“It’s important to make fun of the oppressor – that’s the one thing they can’t stand” Guerrilla Girls, Amsterdam 8th March
One aspect of feminism is not taking for granted the world around us, to look twice at society and to check the equality within. In the past decade, society on the whole has a greater awareness about the concepts of diversity and equality, but when we really challenge what that means and look at the facts, the parity just isn’t there. Comedy has always been an effective mechanism for challenging societal norms, flipping them on their edge to generate a laugh. There’s a sweet spot in the world of comedy where you can be funny and informative, making people laugh and think at the same time.
For International Women’s Day 2018, I was excited about the night Mama Cash planned at the Stedelijk Museum in Amsterdam, featuring a live session with the Guerrilla Girls, DJs Ruby Savage and Josephine Chime, a live model drawing and a feminist open mic session.

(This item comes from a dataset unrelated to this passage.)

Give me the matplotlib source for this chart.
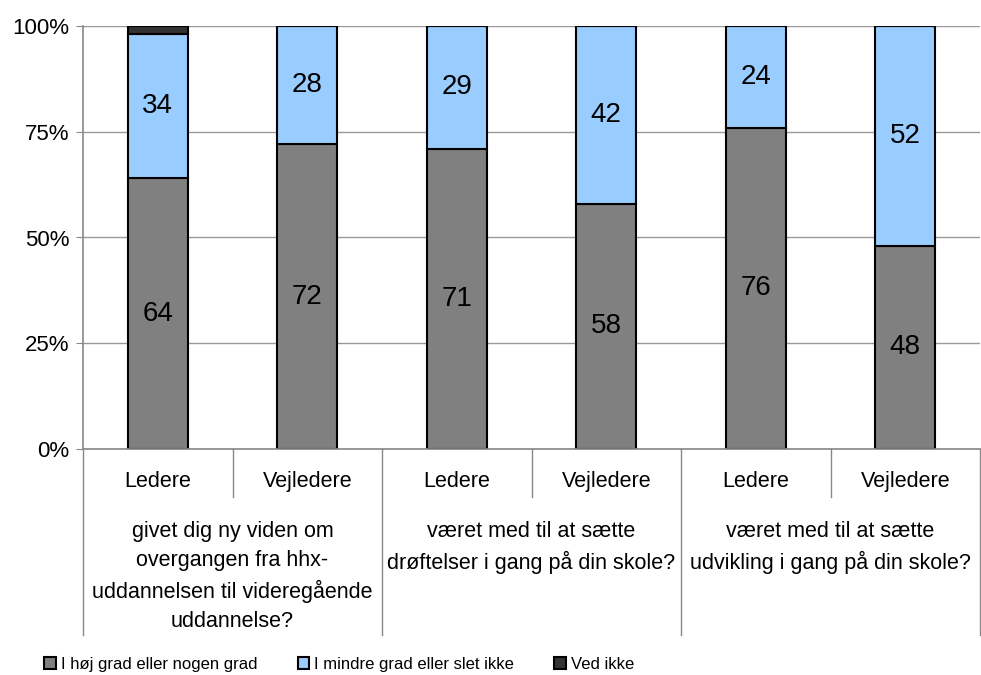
import matplotlib.pyplot as plt
import numpy as np

plt.rcParams['font.family'] = ['Liberation Sans', 'DejaVu Sans']

roles = ['Ledere', 'Vejledere', 'Ledere', 'Vejledere', 'Ledere', 'Vejledere']
groups = ['givet dig ny viden om\novergangen fra hhx-\nuddannelsen til videregående\nuddannelse?',
          'været med til at sætte\ndrøftelser i gang på din skole?',
          'været med til at sætte\nudvikling i gang på din skole?']
hoj = [64, 72, 71, 58, 76, 48]
mindre = [34, 28, 29, 42, 24, 52]
ved_ikke = [2, 0, 0, 0, 0, 0]
series_names = ['I høj grad eller nogen grad', 'I mindre grad eller slet ikke', 'Ved ikke']
colors = ['#808080', '#99CCFF', '#333333']

fig = plt.figure(figsize=(9.81, 6.75), dpi=100)
ax = fig.add_axes([83 / 981, 1 - 449 / 675, 1 - 83 / 981 - 0.001, 423 / 675])

x = np.arange(len(roles))
hoj = np.array(hoj)
mindre = np.array(mindre)
ved_ikke = np.array(ved_ikke)

ax.set_axisbelow(True)
b1 = ax.bar(x, hoj, 0.4, color=colors[0], edgecolor='black', linewidth=1.5, label=series_names[0])
b2 = ax.bar(x, mindre, 0.4, bottom=hoj, color=colors[1], edgecolor='black', linewidth=1.5, label=series_names[1])
b3 = ax.bar(x, ved_ikke, 0.4, bottom=hoj + mindre, color=colors[2], edgecolor='black', linewidth=1.5, label=series_names[2])

for i in range(len(x)):
    ax.text(x[i], hoj[i] / 2, str(hoj[i]), ha='center', va='center', fontsize=20)
    ax.text(x[i], hoj[i] + mindre[i] / 2, str(mindre[i]), ha='center', va='center', fontsize=20)

ax.set_xlim(-0.5, 5.5)
ax.set_ylim(0, 100)
ax.set_yticks([0, 25, 50, 75, 100])
ax.set_yticklabels(['0%', '25%', '50%', '75%', '100%'], fontsize=16)
ax.set_xticks([])
ax.yaxis.grid(True, color='#999999', linewidth=1)
ax.tick_params(axis='y', direction='out', length=5, color='#888888', pad=5)
for s in ['top', 'right']:
    ax.spines[s].set_visible(False)
ax.spines['left'].set_color('#888888')
ax.spines['bottom'].set_color('#888888')
ax.spines['left'].set_linewidth(1.2)
ax.spines['bottom'].set_linewidth(1.2)

trans = ax.get_xaxis_transform()
for i, r in enumerate(roles):
    ax.text(x[i], -0.076, r, transform=trans, ha='center', va='center', fontsize=15.5)
for g, label in enumerate(groups):
    ax.text(2 * g + 0.5, -0.17, label, transform=trans, ha='center', va='top',
            fontsize=15.5, linespacing=1.5)

for xs in [0.5, 2.5, 4.5]:
    ax.plot([xs, xs], [0, -0.113], transform=trans, color='#888888', linewidth=1, clip_on=False)
for xs in [-0.5, 1.5, 3.5, 5.5]:
    ax.plot([xs, xs], [0, -0.44], transform=trans, color='#888888', linewidth=1, clip_on=False)

fig.legend(handles=[b1, b2, b3], loc='lower left', bbox_to_anchor=(0.03, -0.018), ncol=3,
           frameon=False, fontsize=12, handlelength=0.7, handleheight=0.7,
           handletextpad=0.3, columnspacing=2.4)

fig.savefig('out.png', dpi=100)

It certainly did not disappoint and I felt inspired and hopeful, exactly the emotions required on this day.
The Guerrilla Girls are an excellent example of feminist activism, bringing inequality to the forefront of people’s minds, using thought-provoking artwork showing the facts that people overlook. Their most iconic piece of art is a poster asking “Do women have to be naked to get into the Met. Museum?” Starting from 1989 they have compared the number of female artists to the number of female nudes at the Metropolitan Museum in New York. In 2012 the poster read, “Less than 4% of the artists in the Modern Art sections are women, but 76% of the nudes are female.”
Inspiration from the Guerrilla Girls:
- Be anonymous: keep the focus on the issues you represent, it’s not a personal battle but a united front
- Be a creative complainer: complain and don’t apologise for it
- Behave badly: disrupt the system
- Criticise art museum right inside their walls
- Make fun of the oppressor: they can’t stand it
- Feminism = future
The Guerrilla Girls have been anonymously dropping posters, stickers, billboards, videos and actions since 1985, wearing guerrilla masks when they appear in public. Their focus is the gender and ethnic bias within politics, art, film, and pop culture, adding humour, which they admite, can sometimes be the only way to influence the oppressor.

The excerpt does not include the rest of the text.